There is only one major risk at this point in facilitating an experiential learning opportunity and that is to not follow through on any one component.  It is true what they say; the devil is in the details.  These modern learners can tell when something has not been thought through or is not genuine.  It is for this reason that I highly recommend ensuring that whatever form of recognition is being used, that you know 100% that you can provide it to your learners.  Finishing with an authentic piece of recognition can make up for a few minor bumps along the way. Also, let your learners know if this is your first time piloting this type of learning experience.  This is after all experiential learning for you as well!  

Final Thoughts:

Today’s learners are universally connected and result driven.  Embedding experiential learning into every aspect of the post-secondary experience works in connecting learners to the results of their academic / personal efforts.  Establishing this curiosity based education is paramount if graduates are to feel connected to the concept of life-long learning.  It is a thoughtful educator or programmer who chooses to strengthen the scaffolding of student retention with the benefits of experiential learning. 
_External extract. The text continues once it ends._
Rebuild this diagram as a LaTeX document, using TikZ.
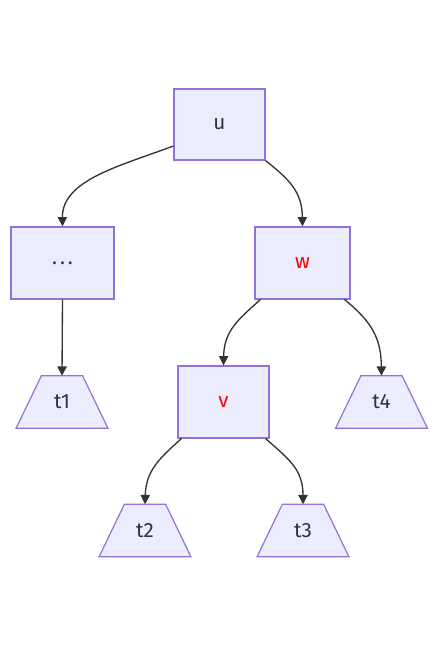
\documentclass[tikz,border=0pt]{standalone}
\usepackage{fontspec}
\setmainfont{Fira Sans}
\usetikzlibrary{arrows.meta,backgrounds}
\definecolor{boxfill}{HTML}{ECECFF}
\definecolor{boxline}{HTML}{9370DB}
\definecolor{ink}{HTML}{333333}
\begin{document}
\begin{tikzpicture}[x=0.75pt,y=-0.75pt,
  every node/.style={font=\fontsize{15.5pt}{18pt}\selectfont, text=ink},
  box/.style={draw=boxline, fill=boxfill, line width=0.9pt, inner sep=0pt,
    minimum height=54pt},
  leaf/.style={inner sep=0pt, minimum width=30.5pt, minimum height=39pt},
  leafshape/.style={draw=boxline, fill=boxfill, line width=0.9pt, line join=miter},
  edge/.style={draw=ink, line width=1pt, -{Triangle[length=7pt,width=7pt]}},
  hl/.style={text=red}]
\useasboundingbox (0,0) rectangle (438,646);

% inner tree nodes
\node[box, minimum width=68.25pt, minimum height=53.25pt] (u) at (219.5,124.5) {u};
\node[box, minimum width=77.25pt] (dots) at (62.5,263) {.\kern2.2pt.\kern2.2pt.};
\node[box, minimum width=71.25pt, hl] (w) at (302.5,263) {w};
\node[box, minimum width=68.25pt, hl] (v) at (223.5,402) {v};

% subtrees (trapezoids drawn behind their labels)
\node[leaf] (t1) at (62,402) {t1};
\node[leaf] (t4) at (381.5,402) {t4};
\node[leaf] (t2) at (145,530.5) {t2};
\node[leaf] (t3) at (303,530.5) {t3};
\begin{scope}[on background layer]
  \foreach \t in {t1,t2,t3,t4}
    \path[leafshape] (\t.north west) -- (\t.north east)
      -- ([xshift=19pt]\t.south east) -- ([xshift=-19pt]\t.south west) -- cycle;
\end{scope}

% connectors
\draw[edge] (u.205) .. controls (120,166) and (62,180) .. (dots.north);
\draw[edge] (u.south east) .. controls (290,180) and (302,192) .. (w.north);
\draw[edge] (dots.south) -- (t1.north);
\draw[edge] (w.221.6) .. controls (240,318) and (224,330) .. (v.north);
\draw[edge] (w.-41) .. controls (372,322) and (381,338) .. (t4.north);
\draw[edge] (v.221.6) .. controls (160,458) and (146,470) .. (t2.north);
\draw[edge] (v.-41) .. controls (290,460) and (303,470) .. (t3.north);
\end{tikzpicture}
\end{document}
Sustaining retention rates beyond the first 40 days of term is possible if the next time you are reviewing the learning outcomes for your program or service, consider how you could take advantage of this four step approach. It’s as easy as:

  • Determine the Type of Experiential Learning Needed
  • Fulfilling the WIFM Proposition
  • Connecting Everything Together
  • Implement and Recognize

References:

Itin, C. M. (1999). Reasserting the Philosophy of Experiential Education as a Vehicle for Change in the 21st Century. The Journal of Experiential Education, 22(2), 91-98.

MacGilchrist, B., Mortimore, P., Savage, J., & Deresford, C. (1995). Planning Matters: the impact of development planning in primary schools. London: Paul Chapman.